Facts about Correctional Nursing
Common misconceptions have deterred potential correctional nurses from exploring the specialization thoroughly. The fact is that correctional nurses often have more professional freedom, earn higher salaries, receive impressive benefits packages and reach management levels faster than many other types of nurses.
Since the stigma of working in a prison or jail is so prevalent, institutions are forced to pay top dollar to attract qualified nurses. This has lead to steady increases in salary since medical care was mandated in correctional facilities by the U.S. supreme court.
The registered nurse interested in the general specialization of correctional nursing still has a myriad of options within that specification. Many nurses choose to work with a certain client population, disease, or patient care setting.
Also, many nurses are intrigued by the professional freedom and autonomy that are afforded by this career. RNs are typically hired to work independently of any physician. Of course, this added independence requires a better qualified nurse. But for the independent-minded, this makes correctional nursing a fantastic opportunity.
Risks of Correctional Nursing
Acting as a nurse within a correctional facility comes with inherent risks. By working with the worst element in society on a daily basis, the threat of violence is increased. However, security is paramount in correctional facilities. Various safety measures are in place, which has made actual incidents a rare occurrence.
Also, the correctional nurse must always remember that the clients are patients first. The fact that they are also criminals must not interfere with proper procedure and common courtesy.
Challenges Facing Correctional Nurses
- Complicated medical histories; often criminals have never had formal healthcare.
- Moral issues in treating and improving the health of certain types of criminals.
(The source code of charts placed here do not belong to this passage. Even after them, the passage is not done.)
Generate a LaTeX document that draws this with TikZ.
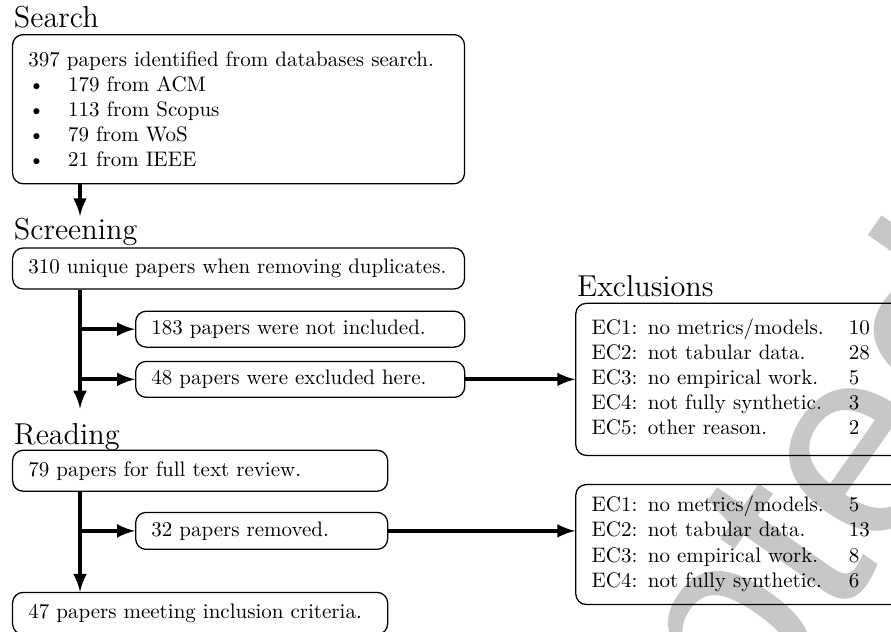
\documentclass[tikz,border=0pt]{standalone}
\usepackage{fontspec}
\newfontfamily\stampfont{Liberation Sans}
\usetikzlibrary{arrows,positioning}

\begin{document}
\begin{tikzpicture}[>=latex, line width=1.9pt]
	\tikzstyle{box}=[draw, semithick, rounded corners=5pt, align=left, inner xsep=7.5pt, anchor=north west]
	\tikzstyle{stage}=[font=\Large, inner sep=0pt, anchor=base west]
	\useasboundingbox (0,0) rectangle (424.3pt,-300.5pt);
	% stamp in the background
	\node[text=black!22, font=\stampfont\fontsize{130}{130}\selectfont, rotate=55] (stamp)
	at (319pt,-352.4pt) {Accepted};
	% % Nodes
	% search
	\node[box, text width=200.2pt, minimum height=71pt](search) at (5.7pt,-16.2pt)
	{
		397 papers identified from databases search. \\
		\makebox[19pt][l]{\textbullet}179 from ACM \\
		\makebox[19pt][l]{\textbullet}113 from Scopus \\
		\makebox[19pt][l]{\textbullet}79 from WoS \\
		\makebox[19pt][l]{\textbullet}21 from IEEE
	};
	\node[stage](searchtitle) at ([yshift=3.3pt]search.north west) {Search};
	% screening
	\node[box, text width=200.2pt, minimum height=19.5pt, below=30pt of search.south west, anchor=north west](screen)
	{310 unique papers when removing duplicates.};
	\node[stage](screentitle) at ([yshift=3.8pt]screen.north west) {Screening};
	\node[box, text width=141.7pt, minimum height=17.1pt, below right=10pt and 58.6pt of screen.south west](notincl)
	{183 papers were not included.};
	\node[box, text width=141.7pt, minimum height=17.1pt, below=6.2pt of notincl.south west, anchor=north west](excl)
	{48 papers were excluded here.};
	% reading
	\node[box, text width=163.6pt, minimum height=19.5pt, below=76.2pt of screen.south west, anchor=north west](reading)
	{79 papers for full text review.};
	\node[stage](readtitle) at ([yshift=2.4pt]reading.north west) {Reading};
	\node[box, text width=105pt, minimum height=17.6pt, below right=9.5pt and 58.6pt of reading.south west](removed)
	{32 papers removed.};
	\node[box, text width=163.6pt, minimum height=20pt, below=47.6pt of reading.south west, anchor=north west](final)
	{47 papers meeting inclusion criteria.};
	% exclusions
	\node[box, text width=200.2pt, minimum height=72.4pt, right=52.3pt of excl, anchor=west](screenec)
	{
		\begin{tabular}{@{}ll}
			EC1: no metrics/models. & 10 \\
			EC2: not tabular data. & 28 \\
			EC3: no empirical work. & 5 \\
			EC4: not fully synthetic. & 3 \\
			EC5: other reason. & 2
		\end{tabular}
	};
	\node[stage](ectitle) at ([yshift=2.9pt]screenec.north west) {Exclusions};
	\node[box, text width=200.2pt, minimum height=57.1pt, below=13.3pt of screenec.south west, anchor=north west](readec)
	{
		\begin{tabular}{@{}ll}
			EC1: no metrics/models. & 5 \\
			EC2: not tabular data. & 13 \\
			EC3: no empirical work. & 8 \\
			EC4: not fully synthetic. & 6
		\end{tabular}
	};
	% % Connectors
	\coordinate (trunk) at (38.1pt,0);
	\draw [->] (search.south -| trunk) -- (screentitle.north -| trunk);
	\draw [->, shorten >=6.2pt] (screen.south -| trunk) -- (readtitle.north -| trunk);
	\draw [->] (notincl.west -| trunk) -- (notincl);
	\draw [->] (excl.west -| trunk) -- (excl);
	\draw [->] (excl) -- (screenec);
	\draw [->] (reading.south -| trunk) -- (final.north -| trunk);
	\draw [->] (removed.west -| trunk) -- (removed);
	\draw [->] (removed.east) -- (removed.east -| readec.west);
\end{tikzpicture}
\end{document}
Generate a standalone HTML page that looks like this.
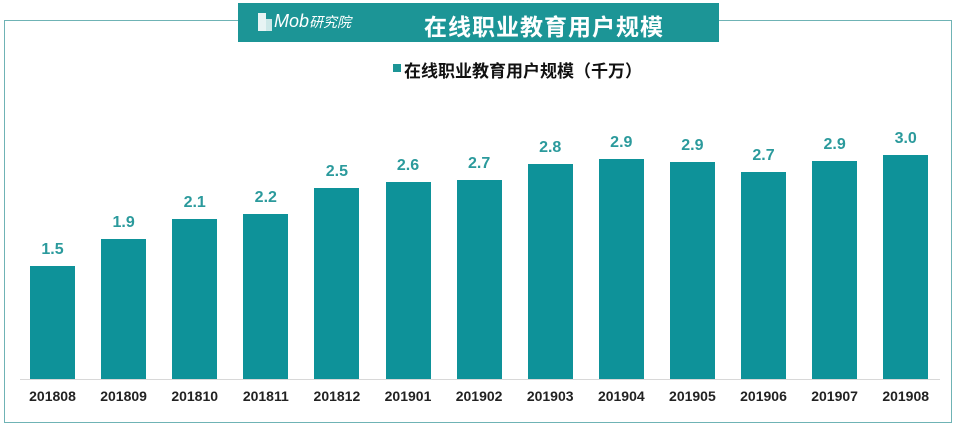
<!DOCTYPE html>
<html><head><meta charset="utf-8"><style>
body{margin:0;width:960px;height:429px;background:#fff;overflow:hidden;position:relative;font-family:"Liberation Sans","Noto Sans CJK SC",sans-serif}
.frame{position:absolute;left:4px;top:20px;width:948px;height:403px;border:1.5px solid #6fb3b5;box-sizing:border-box}
.title{position:absolute;left:238px;top:3px;width:481px;height:39px;background:#1c9596;color:#fff}
.bar{position:absolute;width:45px;background:#0e9299}
.v{position:absolute;width:71px;text-align:center;color:#2b9a9c;font-weight:bold;font-size:16px}
.c{position:absolute;width:71px;text-align:center;color:#222;font-weight:bold;font-size:14px;top:388px}
</style></head><body>
<div class="frame"></div>
<div class="title">
<div style="position:absolute;left:20px;top:10px;width:8px;height:18px;background:#e8f4f4"></div>
<div style="position:absolute;left:28px;top:16px;width:6px;height:12px;background:#cde8e8"></div>
<div style="position:absolute;left:36px;top:8px;font-size:18px;font-style:italic;color:#fff">Mob<span style="font-size:14px">研究院</span></div>
<div style="position:absolute;left:186px;top:5px;font-size:23px;font-weight:bold;letter-spacing:1px">在线职业教育用户规模</div>
</div>
<div style="position:absolute;left:393px;top:64px;width:8px;height:8px;background:#1c9596"></div>
<div style="position:absolute;left:404px;top:57px;font-size:17px;font-weight:bold;color:#111">在线职业教育用户规模（千万）</div>
<div style="position:absolute;left:20px;top:379px;width:920px;height:1px;background:#d8d8d8"></div>
<div id="g"></div>
<script>
var v=["1.5","1.9","2.1","2.2","2.5","2.6","2.7","2.8","2.9","2.9","2.7","2.9","3.0"];
var t=[266,239,219,214,188,182,180,164,159,162,172,161,155];
var c=["201808","201809","201810","201811","201812","201901","201902","201903","201904","201905","201906","201907","201908"];
var h="";
for(var i=0;i<13;i++){var x=30+i*71.1;
h+='<div class="bar" style="left:'+x+'px;top:'+t[i]+'px;height:'+(379-t[i])+'px"></div>';
h+='<div class="v" style="left:'+(x-13)+'px;top:'+(t[i]-25)+'px">'+v[i]+'</div>';
h+='<div class="c" style="left:'+(x-13)+'px">'+c[i]+'</div>';}
document.getElementById("g").innerHTML=h;
</script>
</body></html>
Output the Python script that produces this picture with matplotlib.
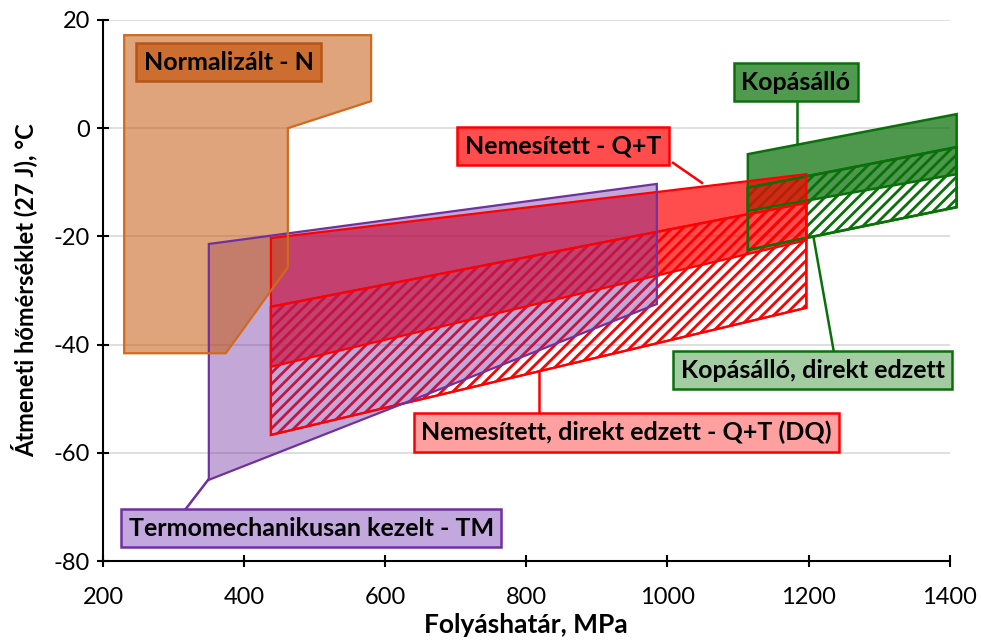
import matplotlib
matplotlib.use("Agg")
import matplotlib.pyplot as plt

plt.rcParams['font.family'] = ['Lato', 'DejaVu Sans']
plt.rcParams['hatch.linewidth'] = 2.0
plt.rcParams['axes.unicode_minus'] = False

# --- data (yield strength MPa, transition temperature °C) ---
N_x = [230, 580, 580, 462, 462, 374, 230]
N_y = [17.2, 17.2, 5.0, 0.0, -25.7, -41.6, -41.6]

TM_x = [350, 985, 985, 350]
TM_y = [-21.4, -10.3, -32.5, -65.0]

QT_x = [438, 1197]
QT_top = [-20.3, -8.5]
QT_bot = [-44.1, -20.7]

DQ_x = [438, 1197]
DQ_top = [-33.0, -13.8]
DQ_bot = [-56.7, -33.2]

W_x = [1114, 1410]
W_top = [-4.8, 2.6]
W_bot = [-15.3, -8.5]

WDQ_x = [1114, 1410]
WDQ_top = [-11.0, -3.5]
WDQ_bot = [-22.5, -14.6]

x_ticks = [200, 400, 600, 800, 1000, 1200, 1400]
y_ticks = [-80, -60, -40, -20, 0, 20]

labels = {
    'N': 'Normalizált - N',
    'W': 'Kopásálló',
    'QT': 'Nemesített - Q+T',
    'WDQ': 'Kopásálló, direkt edzett',
    'DQ': 'Nemesített, direkt edzett - Q+T (DQ)',
    'TM': 'Termomechanikusan kezelt - TM',
}


def band(xs, top, bot):
    return [xs[0], xs[1], xs[1], xs[0]], [top[0], top[1], bot[1], bot[0]]


fig = plt.figure(figsize=(9.81, 6.41), dpi=100)
ax = fig.add_axes([0.105, 0.1248, 0.863, 0.844])

ax.set_xlim(200, 1400)
ax.set_ylim(-80, 20)
ax.set_xticks(x_ticks)
ax.set_yticks(y_ticks)
ax.yaxis.grid(True, color='#d9d9d9', linewidth=1.2, zorder=0)
ax.set_axisbelow(True)
for s in ['top', 'right']:
    ax.spines[s].set_visible(False)
for s in ['left', 'bottom']:
    ax.spines[s].set_linewidth(1.5)
ax.tick_params(direction='inout', length=9, width=1.5, labelsize=17)
ax.tick_params(axis='x', pad=14)
ax.tick_params(axis='y', pad=5)

purple = '#7030A0'
red = '#FF0000'
green = '#0A700A'
orange = '#C55A11'

# Wear resistant solid
xw, yw = band(W_x, W_top, W_bot)
ax.fill(xw, yw, facecolor=green, alpha=0.72, edgecolor='none', zorder=2, clip_on=False)
# Wear resistant DQ hatched
xwd, ywd = band(WDQ_x, WDQ_top, WDQ_bot)
ax.fill(xwd, ywd, facecolor='none', edgecolor=green, hatch='///', linewidth=1.8, zorder=2.2, clip_on=False)

# Q+T solid
xq, yq = band(QT_x, QT_top, QT_bot)
ax.fill(xq, yq, facecolor=red, alpha=0.7, edgecolor='none', zorder=3)
# DQ hatched
xd, yd = band(DQ_x, DQ_top, DQ_bot)
ax.fill(xd, yd, facecolor='none', edgecolor=red, hatch='///', linewidth=1.6, zorder=3.2)

# TM
ax.fill(TM_x, TM_y, facecolor=purple, alpha=0.42, edgecolor='none', zorder=4)

# Normalized
ax.fill(N_x, N_y, facecolor=orange, alpha=0.55, edgecolor='none', zorder=5)

# outlines
ax.fill(xw, yw, facecolor='none', edgecolor=green, linewidth=1.8, zorder=5.5, clip_on=False)
ax.fill(xwd, ywd, facecolor='none', edgecolor=green, linewidth=1.8, zorder=5.5, clip_on=False)
ax.fill(xq, yq, facecolor='none', edgecolor=red, linewidth=1.6, zorder=5.6)
ax.fill(xd, yd, facecolor='none', edgecolor=red, linewidth=1.6, zorder=5.6)
ax.fill(TM_x, TM_y, facecolor='none', edgecolor=purple, linewidth=1.6, zorder=5.7)
ax.fill(N_x, N_y, facecolor='none', edgecolor='#D06A20', linewidth=1.6, zorder=5.8)

# leader lines
ax.plot([1183, 1183], [5.8, -2.9], color=green, lw=1.8, zorder=6, clip_on=False)
ax.plot([1008, 1049], [-6.4, -10.1], color=red, lw=1.8, zorder=6)
ax.plot([1236, 1207], [-41.4, -20.1], color=green, lw=1.8, zorder=6)
ax.plot([818, 818], [-52.8, -44.9], color=red, lw=1.8, zorder=6)
ax.plot([349, 316], [-65, -70.6], color=purple, lw=1.8, zorder=6)

fs = 18
def lab(xc, yc, key, fc, ec):
    ax.text(xc, yc, labels[key], ha='center', va='center', fontsize=fs,
            fontweight='bold', color='black', zorder=7,
            bbox=dict(boxstyle='square,pad=0.3', facecolor=fc, edgecolor=ec, linewidth=1.8))

lab(378, 12.2, 'N', '#CC6E30', '#B85418')
lab(1182, 8.5, 'W', '#4F9A4F', green)
lab(852, -3.3, 'QT', '#FF4D4D', red)
lab(1206, -44.7, 'WDQ', '#A3CCA3', green)
lab(942, -56.2, 'DQ', '#FFA0A0', red)
lab(495, -73.9, 'TM', '#C3A8DE', purple)

ax.set_xlabel('Folyáshatár, MPa', fontsize=19, fontweight='bold', labelpad=4)
ax.set_ylabel('Átmeneti hőmérséklet (27 J), °C', fontsize=17, fontweight='bold', labelpad=12)

fig.savefig('out.png', dpi=100)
- Higher levels of hepatitis, TB, HIV/AIDS and other infectious diseases.
Benefits of Correctional Nursing
The vast majority of correctional nurses report that the benefits far outweigh the challenges and risks. However, the benefits are seldom mentioned since misconceptions are so prevalent. Here are a few of the most common benefits:
- Professional freedom
- Daily challenges, both with patients and health conditions
- High salaries
- Lucrative benefit packages
- Job security
Degrees and Program Credentialing
The National Commission on Correctional Health Care recommends that all correctional nursing candidates attain the following certifications:
- An ADN, Bachelor’s in Nursing or Master’s in Nursing is considered a prerequisite.
- The Certified Correctional Health Professional certification (CCHP) – A general certification that assures that nurse has the clinical skill set necessary for working within a correctional environment.
- Advanced Certified Correctional Health Professional certification (CCHP)- A certification which tests the nurses education level and on the job experience. Administrative competence is the primary focus.